Again, we see a cluster of good scoring models near the best scoring model with a general downward trend further away. We can zoom in on the cluster in the lower left hand corner to get an even better picture.

    gthumb score_vs_low_rmsd_zoom_plot.png

We see the same overall trend in this cluster, suggesting that the top scoring models in this run are likely to be good predictors of the true ligand binding position.

5.Finally let's look at some structures. To sort the CSV file by interface score and take the top twenty, type:

    sort -t, -nk3 score_vs_rmsd.csv | head -n 20

These should all be very low RMSD models.
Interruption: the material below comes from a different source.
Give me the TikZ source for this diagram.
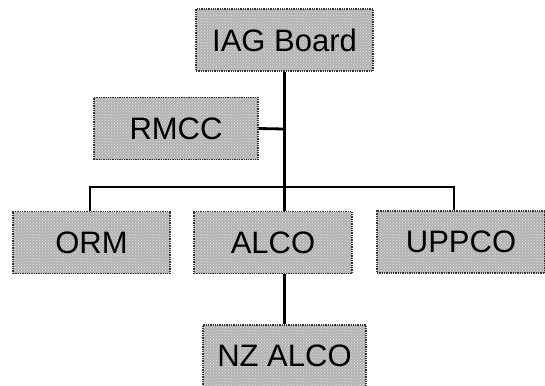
\documentclass[tikz,border=0pt]{standalone}
\usepackage{fontspec}
\setmainfont{Liberation Sans}
\usetikzlibrary{patterns}
\begin{document}
\begin{tikzpicture}[x=1pt,y=-1pt,
  box/.style={draw=black!80, densely dotted, line width=1.3pt,
    preaction={fill=gray!62}, pattern=north east lines, pattern color=white!80!gray,
    minimum height=62pt, inner sep=0pt, font=\fontsize{31}{33}\selectfont},
  link/.style={line width=2.8pt, black}]
\useasboundingbox (0,0) rectangle (545,385);
\node[box, minimum width=177pt] (iag) at (284.5,40) {IAG Board};
\node[box, minimum width=164pt] (rmcc) at (176,128.5) {RMCC};
\node[box, minimum width=157pt] (orm) at (91.5,242.5) {ORM};
\node[box, minimum width=158pt] (alco) at (273,242.5) {ALCO};
\node[box, minimum width=168pt] (uppco) at (461,242) {UPPCO};
\node[box, minimum width=163pt] (nz) at (284.5,356) {NZ ALCO};
\coordinate (bar) at (284,187);
\coordinate (rj) at (284,129);
\draw[link] (iag.south) -- (iag.south |- alco.north);
\draw[link] (rmcc.east) -- (rj);
\draw[link] ([xshift=-1.5pt]orm.north) -- ([xshift=-1.5pt]orm.north |- bar) -- ([xshift=-7pt]uppco.north |- bar) -- ([xshift=-7pt]uppco.north);
\draw[link] (alco.south -| iag.south) -- (nz.north);
\end{tikzpicture}
\end{document}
To compare a certain structure to the native in Pymol, use:

    pymol 3PBL_ETQ_0001.pdb ../crystal_complex.pdb

Don't forget the ligand site preset mode for visualizing interfaces or use the visualize_ligand.py script to generate pymol sessions. If you like, we can also look at some of the poor scoring models to see exactly what went wrong. To find the top 20 worse models by interface score:

    sort -t, -nk3 score_vs_rmsd.csv | tail -n 20

3PBL_A_ETQ_0033.pdb should come up as a poor scoring, high RMSD structure. When we open it up in Pymol, we can see that the ligand binding direction is different from the native position. This can happen when there is an extended binding pocket but in this case, the Rosetta score was able to discern the difference between these models.

    pymol 3PBL_A_ETQ_0033.pdb ../crystal_complex.pdb

Some notes on binding pockets and adjusting the sampling space of the ligand

Q: My protein has a quite large cavity and a small ligand (not bigger than a Leucine). In the XML file these are the standard parameters: <Transform name="transform" chain="X" box_size="7.0" move_distance="0.2" angle="20" cycles="500" repeats="1" temperature="5"/>. Why is the move_distance and the angle so small? Would it make sense to increase the box_size to 12, the move_distance to 5 and the angle to 360 to sample more space the ligand is allowed to move in?

A: The Transform algorithm is a Monte Carlo proceedure, and the move_distance and angle are the size for the individual steps in the MC protocol, not the maximum extent of the movement. They're also the sd of a gaussian, so you're not necessarily limited to the given amount in any given step. That said, if you're increasing the size of the pocket, it might make sense to bump the move size up in proportion. (So for a box size of 12, a move_distance of 0.25 to 0.5 or so might be appropriate.)

If you're exploring the pocket, I'd also suggest setting the initial_perturb option. By default Transform will always start with the input position. If you add the initial_perturb=X.X option, then it will first randomize the starting location of the ligand within an X.X Angstrom sphere from the starting position, as well as randomizing the orientation. -- And a new random position/orientation will be taken for each nstruct, so you can sample the pocket even if your MC moves aren't sufficient to wander across it. Also, if you're increasing the size of the pocket, you're likely going to need to increase the size of the Grid such that it will cover the maximal extent of ligand travel. If it doesn't, Transform will reject any ligand which accidentally falls outside the grid.

Q: Does the initial_perturb option also randomize the angles? Because there is another option initial_angle_perturb in the TransformMover.

A: Yes, by default setting initial_perturb will completely randomize the angles (ligand orientation) - the initial_angle_perturb is there if you want to reduce the angle perturbation. (e.g. if you're refining the orientation)

Congratulations, you have performed RosettaLigand docking study! Now use your docked models to generate hypotheses and test them in the wet lab!